Problem details —
Return nothing but the lines from the one with "Output the web" through the one with "4.511, 4.494, 4.494];" in the data below, word for word and without pictures.

The input —
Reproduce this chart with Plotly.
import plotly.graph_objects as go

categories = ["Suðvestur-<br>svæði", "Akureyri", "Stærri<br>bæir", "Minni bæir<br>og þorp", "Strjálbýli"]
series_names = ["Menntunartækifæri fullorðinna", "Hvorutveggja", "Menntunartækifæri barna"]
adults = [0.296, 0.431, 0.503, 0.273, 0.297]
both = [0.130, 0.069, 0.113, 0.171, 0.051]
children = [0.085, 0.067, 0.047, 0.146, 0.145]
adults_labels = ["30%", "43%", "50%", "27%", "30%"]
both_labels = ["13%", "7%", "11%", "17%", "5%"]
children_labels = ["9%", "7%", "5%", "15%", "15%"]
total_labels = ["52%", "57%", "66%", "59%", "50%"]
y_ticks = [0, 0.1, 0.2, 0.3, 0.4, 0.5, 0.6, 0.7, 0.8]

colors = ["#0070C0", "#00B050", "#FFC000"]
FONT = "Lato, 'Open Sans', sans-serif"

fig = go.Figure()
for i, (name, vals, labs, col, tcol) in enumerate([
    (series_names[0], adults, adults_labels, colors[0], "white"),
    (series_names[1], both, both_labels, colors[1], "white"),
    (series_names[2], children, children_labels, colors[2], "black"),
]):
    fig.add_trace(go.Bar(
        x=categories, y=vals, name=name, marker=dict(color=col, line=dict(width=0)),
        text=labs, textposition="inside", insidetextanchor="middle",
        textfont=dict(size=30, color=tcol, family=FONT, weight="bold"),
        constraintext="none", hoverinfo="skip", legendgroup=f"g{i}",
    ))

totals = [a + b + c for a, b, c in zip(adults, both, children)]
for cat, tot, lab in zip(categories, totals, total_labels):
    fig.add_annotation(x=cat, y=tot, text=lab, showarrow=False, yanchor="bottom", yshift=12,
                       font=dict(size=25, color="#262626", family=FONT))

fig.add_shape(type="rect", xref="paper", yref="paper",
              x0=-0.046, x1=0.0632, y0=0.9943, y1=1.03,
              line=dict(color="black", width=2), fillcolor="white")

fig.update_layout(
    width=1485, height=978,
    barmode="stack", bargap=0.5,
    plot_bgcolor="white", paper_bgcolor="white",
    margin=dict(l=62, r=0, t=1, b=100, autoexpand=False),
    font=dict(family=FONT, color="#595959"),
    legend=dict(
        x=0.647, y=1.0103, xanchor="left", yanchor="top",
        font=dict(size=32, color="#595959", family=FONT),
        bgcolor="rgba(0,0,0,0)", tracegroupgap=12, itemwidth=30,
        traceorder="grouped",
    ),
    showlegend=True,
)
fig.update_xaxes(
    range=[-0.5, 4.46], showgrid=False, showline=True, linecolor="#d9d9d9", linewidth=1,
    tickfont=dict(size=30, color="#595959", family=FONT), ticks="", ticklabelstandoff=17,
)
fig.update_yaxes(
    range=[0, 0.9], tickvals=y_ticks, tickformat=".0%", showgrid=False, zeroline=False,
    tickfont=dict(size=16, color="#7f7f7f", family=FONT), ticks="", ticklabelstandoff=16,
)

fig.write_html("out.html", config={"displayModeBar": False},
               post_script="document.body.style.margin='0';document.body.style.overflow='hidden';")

---

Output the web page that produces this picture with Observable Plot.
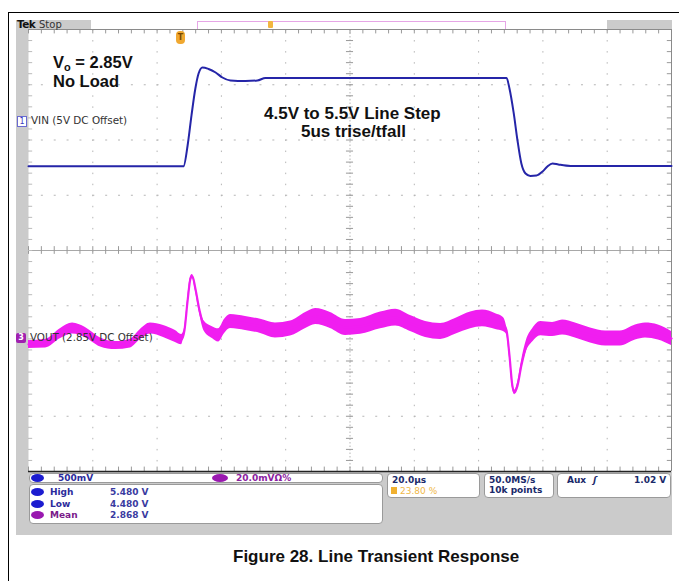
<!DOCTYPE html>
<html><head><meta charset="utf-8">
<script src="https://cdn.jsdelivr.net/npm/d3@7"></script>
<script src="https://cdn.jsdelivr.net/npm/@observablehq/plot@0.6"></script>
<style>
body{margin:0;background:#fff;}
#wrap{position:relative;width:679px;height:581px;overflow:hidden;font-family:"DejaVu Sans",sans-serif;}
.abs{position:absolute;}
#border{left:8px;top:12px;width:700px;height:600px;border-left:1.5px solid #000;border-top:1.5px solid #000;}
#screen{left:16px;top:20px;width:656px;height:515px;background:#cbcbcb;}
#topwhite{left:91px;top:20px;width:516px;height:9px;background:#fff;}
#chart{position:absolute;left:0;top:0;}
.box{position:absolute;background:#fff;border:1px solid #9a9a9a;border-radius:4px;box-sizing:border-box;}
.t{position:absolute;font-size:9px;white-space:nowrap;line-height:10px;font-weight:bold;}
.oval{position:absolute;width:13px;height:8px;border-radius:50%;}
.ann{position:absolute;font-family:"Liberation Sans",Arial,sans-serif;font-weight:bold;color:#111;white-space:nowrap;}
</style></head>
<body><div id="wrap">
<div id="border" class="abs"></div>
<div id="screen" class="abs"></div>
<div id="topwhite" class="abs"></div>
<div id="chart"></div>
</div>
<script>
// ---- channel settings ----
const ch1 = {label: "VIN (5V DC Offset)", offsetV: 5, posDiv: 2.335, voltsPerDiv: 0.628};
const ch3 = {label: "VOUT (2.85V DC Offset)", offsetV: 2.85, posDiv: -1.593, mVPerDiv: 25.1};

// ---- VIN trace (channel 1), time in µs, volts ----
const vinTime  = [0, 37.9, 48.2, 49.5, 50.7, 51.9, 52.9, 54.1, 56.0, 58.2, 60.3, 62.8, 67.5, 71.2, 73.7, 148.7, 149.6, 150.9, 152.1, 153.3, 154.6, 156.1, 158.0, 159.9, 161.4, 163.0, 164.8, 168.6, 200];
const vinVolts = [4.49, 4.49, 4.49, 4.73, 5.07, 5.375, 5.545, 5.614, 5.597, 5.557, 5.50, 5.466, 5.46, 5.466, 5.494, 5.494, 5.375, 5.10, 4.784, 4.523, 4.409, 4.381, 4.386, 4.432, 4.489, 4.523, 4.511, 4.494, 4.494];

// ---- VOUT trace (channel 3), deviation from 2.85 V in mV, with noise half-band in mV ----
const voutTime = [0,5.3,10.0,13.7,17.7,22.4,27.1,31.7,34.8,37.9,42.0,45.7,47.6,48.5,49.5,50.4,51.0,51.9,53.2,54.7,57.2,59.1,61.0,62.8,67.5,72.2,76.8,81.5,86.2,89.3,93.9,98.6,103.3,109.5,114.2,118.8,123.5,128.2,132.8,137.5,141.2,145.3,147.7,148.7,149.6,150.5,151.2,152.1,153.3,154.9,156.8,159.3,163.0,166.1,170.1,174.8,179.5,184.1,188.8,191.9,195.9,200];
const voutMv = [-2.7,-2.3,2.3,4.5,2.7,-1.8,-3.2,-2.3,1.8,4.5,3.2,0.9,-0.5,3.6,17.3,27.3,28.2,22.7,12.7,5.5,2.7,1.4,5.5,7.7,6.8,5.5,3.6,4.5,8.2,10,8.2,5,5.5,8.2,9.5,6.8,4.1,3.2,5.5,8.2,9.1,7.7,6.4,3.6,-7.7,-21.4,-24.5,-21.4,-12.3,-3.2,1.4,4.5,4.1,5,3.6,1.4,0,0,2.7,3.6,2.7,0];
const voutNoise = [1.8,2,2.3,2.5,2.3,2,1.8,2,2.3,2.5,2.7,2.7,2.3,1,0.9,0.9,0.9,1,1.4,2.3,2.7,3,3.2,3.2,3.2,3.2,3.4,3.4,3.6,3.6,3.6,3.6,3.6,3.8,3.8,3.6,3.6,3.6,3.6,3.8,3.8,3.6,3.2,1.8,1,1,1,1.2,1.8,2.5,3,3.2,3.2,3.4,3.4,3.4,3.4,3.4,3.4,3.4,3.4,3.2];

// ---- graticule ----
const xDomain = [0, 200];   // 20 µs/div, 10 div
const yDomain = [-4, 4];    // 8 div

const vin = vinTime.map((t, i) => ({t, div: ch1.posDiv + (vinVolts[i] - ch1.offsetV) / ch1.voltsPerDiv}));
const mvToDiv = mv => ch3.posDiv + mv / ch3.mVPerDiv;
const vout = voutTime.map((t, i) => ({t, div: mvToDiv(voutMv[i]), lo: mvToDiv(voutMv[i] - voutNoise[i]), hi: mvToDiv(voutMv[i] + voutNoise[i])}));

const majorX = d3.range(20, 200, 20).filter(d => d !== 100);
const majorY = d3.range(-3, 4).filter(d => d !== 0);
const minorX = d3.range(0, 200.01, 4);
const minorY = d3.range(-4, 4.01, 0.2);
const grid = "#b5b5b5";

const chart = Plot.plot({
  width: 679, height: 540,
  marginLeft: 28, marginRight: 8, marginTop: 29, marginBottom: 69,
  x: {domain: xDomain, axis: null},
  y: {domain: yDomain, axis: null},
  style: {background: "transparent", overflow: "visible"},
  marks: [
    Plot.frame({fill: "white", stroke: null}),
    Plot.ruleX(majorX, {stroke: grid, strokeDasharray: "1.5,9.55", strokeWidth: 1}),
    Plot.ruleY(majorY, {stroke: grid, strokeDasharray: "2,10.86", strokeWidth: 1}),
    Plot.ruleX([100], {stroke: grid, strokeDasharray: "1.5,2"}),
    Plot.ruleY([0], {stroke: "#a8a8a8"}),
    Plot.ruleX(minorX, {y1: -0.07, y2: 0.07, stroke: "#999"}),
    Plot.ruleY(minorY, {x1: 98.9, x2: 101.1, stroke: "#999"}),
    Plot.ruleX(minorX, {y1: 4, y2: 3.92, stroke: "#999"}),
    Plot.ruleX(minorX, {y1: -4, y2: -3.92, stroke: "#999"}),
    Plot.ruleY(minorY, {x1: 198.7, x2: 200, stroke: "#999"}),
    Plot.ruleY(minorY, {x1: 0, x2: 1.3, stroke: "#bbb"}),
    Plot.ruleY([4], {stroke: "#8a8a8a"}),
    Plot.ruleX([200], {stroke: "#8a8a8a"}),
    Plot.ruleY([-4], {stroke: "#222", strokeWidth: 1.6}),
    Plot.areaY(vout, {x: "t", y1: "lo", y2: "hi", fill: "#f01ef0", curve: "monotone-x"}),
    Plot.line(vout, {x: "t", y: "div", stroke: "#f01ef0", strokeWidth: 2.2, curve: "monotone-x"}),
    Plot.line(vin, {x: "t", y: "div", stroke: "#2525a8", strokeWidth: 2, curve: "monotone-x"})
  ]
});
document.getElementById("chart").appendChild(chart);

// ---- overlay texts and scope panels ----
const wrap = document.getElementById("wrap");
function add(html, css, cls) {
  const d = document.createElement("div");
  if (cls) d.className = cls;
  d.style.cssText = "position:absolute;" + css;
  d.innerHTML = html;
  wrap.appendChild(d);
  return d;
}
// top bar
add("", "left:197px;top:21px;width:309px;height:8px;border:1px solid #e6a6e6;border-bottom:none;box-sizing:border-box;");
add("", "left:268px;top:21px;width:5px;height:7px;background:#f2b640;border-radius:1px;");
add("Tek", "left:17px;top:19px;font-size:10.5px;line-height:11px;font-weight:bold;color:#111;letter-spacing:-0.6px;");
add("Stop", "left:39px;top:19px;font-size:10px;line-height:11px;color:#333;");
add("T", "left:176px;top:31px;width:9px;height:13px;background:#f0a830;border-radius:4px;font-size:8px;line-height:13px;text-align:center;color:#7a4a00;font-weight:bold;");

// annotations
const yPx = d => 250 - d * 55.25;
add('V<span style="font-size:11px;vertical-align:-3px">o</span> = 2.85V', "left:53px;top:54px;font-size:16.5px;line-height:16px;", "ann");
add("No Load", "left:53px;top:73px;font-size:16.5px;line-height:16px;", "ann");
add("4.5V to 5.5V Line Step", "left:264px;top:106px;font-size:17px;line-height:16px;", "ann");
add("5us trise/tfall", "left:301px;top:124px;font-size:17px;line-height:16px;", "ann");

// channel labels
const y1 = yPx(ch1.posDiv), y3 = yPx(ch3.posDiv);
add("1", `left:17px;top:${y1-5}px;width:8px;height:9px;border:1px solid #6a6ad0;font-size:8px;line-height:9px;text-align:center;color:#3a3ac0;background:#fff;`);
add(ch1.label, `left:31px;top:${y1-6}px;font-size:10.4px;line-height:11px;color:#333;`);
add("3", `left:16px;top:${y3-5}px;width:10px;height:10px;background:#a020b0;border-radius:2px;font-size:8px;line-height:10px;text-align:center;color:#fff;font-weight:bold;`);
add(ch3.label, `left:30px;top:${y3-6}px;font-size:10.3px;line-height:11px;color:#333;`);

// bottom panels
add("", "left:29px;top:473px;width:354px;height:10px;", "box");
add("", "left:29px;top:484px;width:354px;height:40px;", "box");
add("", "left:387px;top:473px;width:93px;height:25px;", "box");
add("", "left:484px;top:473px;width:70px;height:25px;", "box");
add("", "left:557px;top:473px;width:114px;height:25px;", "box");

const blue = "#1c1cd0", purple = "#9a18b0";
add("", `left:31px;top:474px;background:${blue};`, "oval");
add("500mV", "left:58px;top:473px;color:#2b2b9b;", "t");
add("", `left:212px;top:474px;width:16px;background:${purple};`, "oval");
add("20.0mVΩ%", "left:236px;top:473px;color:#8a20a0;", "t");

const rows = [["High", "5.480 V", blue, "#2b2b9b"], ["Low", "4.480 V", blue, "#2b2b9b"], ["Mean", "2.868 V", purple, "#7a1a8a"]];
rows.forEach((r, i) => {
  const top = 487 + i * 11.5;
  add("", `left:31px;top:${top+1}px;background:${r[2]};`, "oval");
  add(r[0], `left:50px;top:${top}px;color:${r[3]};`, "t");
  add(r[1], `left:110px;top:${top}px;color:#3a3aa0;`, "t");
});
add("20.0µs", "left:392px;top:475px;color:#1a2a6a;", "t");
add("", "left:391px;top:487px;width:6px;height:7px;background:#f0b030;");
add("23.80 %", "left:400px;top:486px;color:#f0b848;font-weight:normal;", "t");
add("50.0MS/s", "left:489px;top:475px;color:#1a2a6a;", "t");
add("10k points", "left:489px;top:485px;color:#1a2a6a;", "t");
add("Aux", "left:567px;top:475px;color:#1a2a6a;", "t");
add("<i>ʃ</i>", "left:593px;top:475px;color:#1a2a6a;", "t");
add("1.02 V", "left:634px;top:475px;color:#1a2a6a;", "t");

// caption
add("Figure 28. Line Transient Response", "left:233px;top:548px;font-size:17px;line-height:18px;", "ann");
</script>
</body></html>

Completed exercise —
Output the web page that produces this picture with Observable Plot.
<!DOCTYPE html>
<html><head><meta charset="utf-8">
<script src="https://cdn.jsdelivr.net/npm/d3@7"></script>
<script src="https://cdn.jsdelivr.net/npm/@observablehq/plot@0.6"></script>
<style>
body{margin:0;background:#fff;}
#wrap{position:relative;width:679px;height:581px;overflow:hidden;font-family:"DejaVu Sans",sans-serif;}
.abs{position:absolute;}
#border{left:8px;top:12px;width:700px;height:600px;border-left:1.5px solid #000;border-top:1.5px solid #000;}
#screen{left:16px;top:20px;width:656px;height:515px;background:#cbcbcb;}
#topwhite{left:91px;top:20px;width:516px;height:9px;background:#fff;}
#chart{position:absolute;left:0;top:0;}
.box{position:absolute;background:#fff;border:1px solid #9a9a9a;border-radius:4px;box-sizing:border-box;}
.t{position:absolute;font-size:9px;white-space:nowrap;line-height:10px;font-weight:bold;}
.oval{position:absolute;width:13px;height:8px;border-radius:50%;}
.ann{position:absolute;font-family:"Liberation Sans",Arial,sans-serif;font-weight:bold;color:#111;white-space:nowrap;}
</style></head>
<body><div id="wrap">
<div id="border" class="abs"></div>
<div id="screen" class="abs"></div>
<div id="topwhite" class="abs"></div>
<div id="chart"></div>
</div>
<script>
// ---- channel settings ----
const ch1 = {label: "VIN (5V DC Offset)", offsetV: 5, posDiv: 2.335, voltsPerDiv: 0.628};
const ch3 = {label: "VOUT (2.85V DC Offset)", offsetV: 2.85, posDiv: -1.593, mVPerDiv: 25.1};

// ---- VIN trace (channel 1), time in µs, volts ----
const vinTime  = [0, 37.9, 48.2, 49.5, 50.7, 51.9, 52.9, 54.1, 56.0, 58.2, 60.3, 62.8, 67.5, 71.2, 73.7, 148.7, 149.6, 150.9, 152.1, 153.3, 154.6, 156.1, 158.0, 159.9, 161.4, 163.0, 164.8, 168.6, 200];
const vinVolts = [4.49, 4.49, 4.49, 4.73, 5.07, 5.375, 5.545, 5.614, 5.597, 5.557, 5.50, 5.466, 5.46, 5.466, 5.494, 5.494, 5.375, 5.10, 4.784, 4.523, 4.409, 4.381, 4.386, 4.432, 4.489, 4.523, 4.511, 4.494, 4.494];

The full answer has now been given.